Estos incendios de suelo son una amenaza mucho mayor para el clima global que los superficiales. Al quemar durante largos periodos, pueden transferir calor mucho más profundo al suelo y al permafrost (consumiendo más combustible rico en carbono que los incendios normales), tal y como parece que está ocurriendo estos días.
Temor por la nueva oleada
Algunos de estos incendios latentes ya han sido verificados por los Servicios de Extinción de Incendios de Alaska y están siendo monitorizados por el programa de seguimiento de la atmósfera de Copérnico en el Ártico para investigar la reaparición de nuevos focos.
Sin embargo, los incendios zombis no son una novedad. Los más de 42 documentados entre 2002 y 2017 provocaron un aumento de los daños por fuego en zonas vulnerables que almacenan más del 35 % de las reservas de carbono del planeta. Y los escenarios futuros indican que estos casos pueden ser cada vez más habituales.
La clave para combatirlos es que sus patrones espaciales pueden ser predichos para un mejor manejo y extinción.
Los personajes de la serie de ficción The Walking Dead representan un peligro para la humanidad, ya que amenazan con convertir a toda la población en muertos vivientes. De forma parecida, la resurrección veraniega de los incendios zombis puede desembocar en una nueva oleada de megaincendios a medida que las condiciones estivales progresan.
La evolución latente de los incendios zombis durante el período invernal se acelera con el calor primaveral hasta el punto de que pueden transformarse en megaincendios a medida que aumentan la sequía y el calor estival.
Además, un año con muchos incendios, como el 2019, que nos dejó 12 millones de hectáreas calcinadas en Siberia, favorece la ocurrencia de incendios zombis en invierno.
Se trata por tanto de un círculo vicioso en el que los incendios estivales favorecen incendios zombis en el invierno siguiente y estos, a su vez, favorecen los incendios estivales al año siguiente. Un proceso que se ve acelerado todavía más en años como el actual, en el que las temperaturas primaverales en Siberia han sido de 10°C por encima de la media.

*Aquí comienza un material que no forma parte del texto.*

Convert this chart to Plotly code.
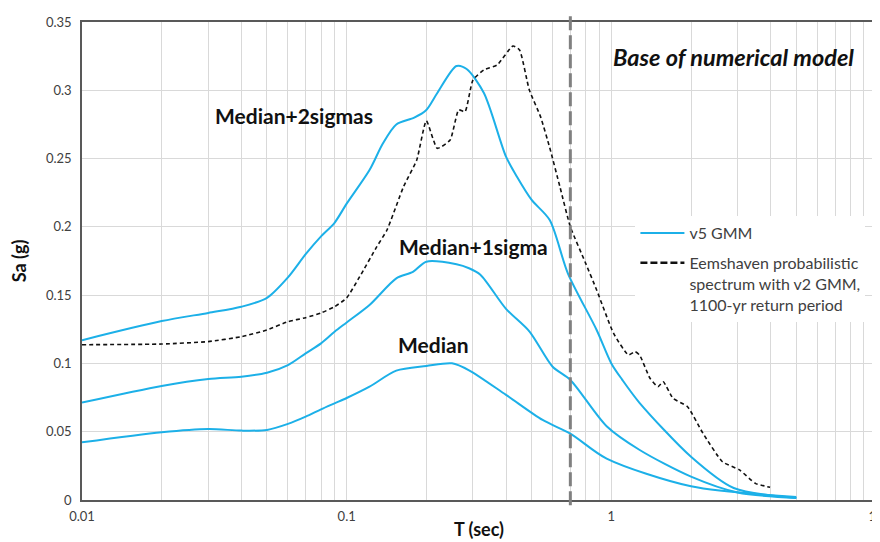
import plotly.graph_objects as go

# ---- data ----
T_2sig = [0.01, 0.02, 0.03, 0.04, 0.05, 0.06, 0.07, 0.08, 0.09, 0.1, 0.122, 0.137, 0.154, 0.18, 0.2,
          0.22, 0.26, 0.284, 0.33, 0.4, 0.44, 0.5, 0.585, 0.685, 0.88, 1.0, 1.1, 1.28, 2.0, 2.9, 5.0]
Sa_2sig = [0.117, 0.131, 0.137, 0.1415, 0.148, 0.163, 0.180, 0.193, 0.203, 0.217, 0.2416, 0.261, 0.275, 0.280, 0.2856,
           0.298, 0.3178, 0.3156, 0.298, 0.2514, 0.2367, 0.2197, 0.205, 0.166, 0.1245, 0.100, 0.088, 0.071, 0.0317, 0.0088, 0.0015]

T_1sig = [0.01, 0.02, 0.03, 0.04, 0.05, 0.06, 0.07, 0.08, 0.09, 0.1, 0.122, 0.154, 0.178, 0.2, 0.26, 0.29,
          0.32, 0.4, 0.49, 0.6, 0.7, 0.96, 1.28, 2.0, 3.0, 5.0]
Sa_1sig = [0.0713, 0.0835, 0.0886, 0.0903, 0.0932, 0.0988, 0.1074, 0.1147, 0.1232, 0.1300, 0.1428, 0.1623, 0.167, 0.1745,
           0.1726, 0.1697, 0.165, 0.140, 0.1235, 0.0976, 0.0879, 0.054, 0.0366, 0.0171, 0.0055, 0.0015]

T_med = [0.01, 0.02, 0.03, 0.04, 0.05, 0.06, 0.07, 0.08, 0.09, 0.1, 0.122, 0.154, 0.2, 0.25, 0.29,
         0.4, 0.55, 0.7, 0.96, 2.0, 5.0]
Sa_med = [0.0422, 0.0496, 0.052, 0.0508, 0.0513, 0.0557, 0.061, 0.0664, 0.0708, 0.0747, 0.083, 0.0947, 0.0981,
          0.1001, 0.095, 0.077, 0.0586, 0.0486, 0.0303, 0.010, 0.0022]

T_eem = [0.01, 0.02, 0.03, 0.04, 0.05, 0.06, 0.07, 0.08, 0.09, 0.1, 0.112, 0.13, 0.142, 0.164, 0.184, 0.2,
         0.22, 0.246, 0.265, 0.28, 0.3, 0.33, 0.37, 0.425, 0.45, 0.49, 0.54, 0.585, 0.64, 0.7, 0.8, 0.88,
         1.02, 1.16, 1.23, 1.28, 1.4, 1.5, 1.57, 1.71, 1.94, 2.22, 2.63, 3.05, 3.5, 3.98]
Sa_eem = [0.1137, 0.1142, 0.116, 0.1196, 0.1245, 0.1306, 0.1335, 0.137, 0.1415, 0.148, 0.1635, 0.1855, 0.1977,
          0.2294, 0.249, 0.2777, 0.2575, 0.2636, 0.2856, 0.2843, 0.3075, 0.3149, 0.3185, 0.3324, 0.3295, 0.3002,
          0.2807, 0.258, 0.229, 0.2001, 0.1733, 0.1538, 0.122, 0.1062, 0.1086, 0.106, 0.0891, 0.083, 0.0866,
          0.0745, 0.0683, 0.0488, 0.028, 0.022, 0.0122, 0.0093]

base_T = 0.7
x_ticks = [0.01, 0.1, 1, 10]
x_tick_text = ["0.01", "0.1", "1", "10"]
x_minor = [m * d for d in (0.01, 0.1, 1) for m in range(2, 10)]
y_ticks = [0, 0.05, 0.1, 0.15, 0.2, 0.25, 0.3, 0.35]
y_tick_text = ["0", "0.05", "0.1", "0.15", "0.2", "0.25", "0.3", "0.35"]

BLUE = "#1cb0e8"
FONT = "Lato"
EEM_NAME = "Eemshaven probabilistic<br>spectrum with v2 GMM,<br>1100-yr return period"

fig = go.Figure()
fig.add_trace(go.Scatter(x=T_2sig, y=Sa_2sig, mode="lines", name="v5 GMM",
                         line=dict(color=BLUE, width=2, shape="spline", smoothing=0.8),
                         legendgroup="v5", showlegend=True))
fig.add_trace(go.Scatter(x=T_1sig, y=Sa_1sig, mode="lines", name="v5 GMM",
                         line=dict(color=BLUE, width=2, shape="spline", smoothing=0.8),
                         legendgroup="v5", showlegend=False))
fig.add_trace(go.Scatter(x=T_med, y=Sa_med, mode="lines", name="v5 GMM",
                         line=dict(color=BLUE, width=2, shape="spline", smoothing=0.8),
                         legendgroup="v5", showlegend=False))
fig.add_trace(go.Scatter(x=T_eem, y=Sa_eem, mode="lines", name=EEM_NAME,
                         line=dict(color="#111111", width=1.6, dash="4px,3px", shape="spline", smoothing=0.5),
                         legendgroup="eem", showlegend=False))
# legend entry for the dashed spectrum (longer dashes, as in the legend of the reference)
fig.add_trace(go.Scatter(x=[None], y=[None], mode="lines", name=EEM_NAME,
                         line=dict(color="#111111", width=2.4, dash="7px,3px"),
                         legendgroup="eem", showlegend=True))

fig.add_shape(type="line", xref="x", yref="paper", x0=base_T, x1=base_T, y0=-0.011, y1=1.019,
              line=dict(color="#808080", width=3, dash="14px,5px"), layer="above")

ann_font = dict(family=FONT, size=21, color="#111111")
fig.add_annotation(xref="paper", yref="paper", x=0.82, y=0.927, text="<b><i>Base of numerical model</i></b>",
                   showarrow=False, font=dict(family=FONT, size=23.5, color="#111111"),
                   xanchor="center", yanchor="middle")
fig.add_annotation(xref="paper", yref="paper", x=0.267, y=0.805, text="<b>Median+2sigmas</b>",
                   showarrow=False, font=ann_font, xanchor="center", yanchor="middle")
fig.add_annotation(xref="paper", yref="paper", x=0.4925, y=0.531, text="<b>Median+1sigma</b>",
                   showarrow=False, font=ann_font, xanchor="center", yanchor="middle")
fig.add_annotation(xref="paper", yref="paper", x=0.443, y=0.326, text="<b>Median</b>",
                   showarrow=False, font=ann_font, xanchor="center", yanchor="middle")

grid = "#d9d9d9"
fig.update_xaxes(type="log", range=[-2, 1], tickvals=x_ticks, ticktext=x_tick_text,
                 showgrid=True, gridcolor=grid, gridwidth=1,
                 minor=dict(showgrid=True, gridcolor=grid, gridwidth=1, tickvals=x_minor, ticks=""),
                 showline=True, linecolor="#595959", linewidth=1.5, mirror=True,
                 ticks="outside", ticklen=4, tickcolor="rgba(0,0,0,0)", ticklabeloverflow="allow",
                 tickfont=dict(family=FONT, size=13, color="#404040"),
                 title=dict(text="<b>T (sec)</b>", font=dict(family=FONT, size=18, color="#111111"), standoff=0),
                 zeroline=False, automargin=False)
fig.update_yaxes(range=[0, 0.35], tickvals=y_ticks, ticktext=y_tick_text,
                 showgrid=True, gridcolor=grid, gridwidth=1,
                 showline=True, linecolor="#595959", linewidth=1.5, mirror=True,
                 ticks="outside", ticklen=6, tickcolor="rgba(0,0,0,0)",
                 tickfont=dict(family=FONT, size=13, color="#404040"),
                 title=dict(text="<b>Sa (g)</b>", font=dict(family=FONT, size=18, color="#111111"), standoff=20),
                 zeroline=False, automargin=False)

# the page adds an 8px body margin, so the figure is 8px smaller and margins 8px tighter
fig.update_layout(width=872, height=534, margin=dict(l=74, r=4, t=14, b=42),
                  plot_bgcolor="white", paper_bgcolor="white",
                  font=dict(family=FONT),
                  legend=dict(x=0.697, y=0.594, xanchor="left", yanchor="top", bgcolor="white",
                              font=dict(family=FONT, size=16, color="#404040"), valign="top",
                              itemwidth=44, tracegroupgap=6, borderwidth=0))

fig.write_html("out.html")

Todo ello ha llevado a que este año se haya establecido un nuevo récord en la intensidad de los incendios árticos en el registro del sistema europeo Copérnico, que empezó en el año 2003. Estamos en unos niveles que son más típicos de finales de junio o principios de julio.
Por si lo anterior fuera poco, la expansión de la COVID-19 puede acelerar todavía más la expansión de los incendios árticos debido a varios factores:
Por un lado, las medidas de aislamiento favorecen las salidas ciudadanas al campo, con el consecuente aumento de riesgo derivado de barbacoas y otras negligencias.
Por otro lado, los bomberos deberán ajustar el tamaño de sus equipos. Tradicionalmente salían en grupo de 7 u 8 personas y ahora tendrán que ir en parejas o tríos.
Parece que este año tenemos la receta perfecta para una expansión zombi. Como se suele decir, la realidad supera a la ficción.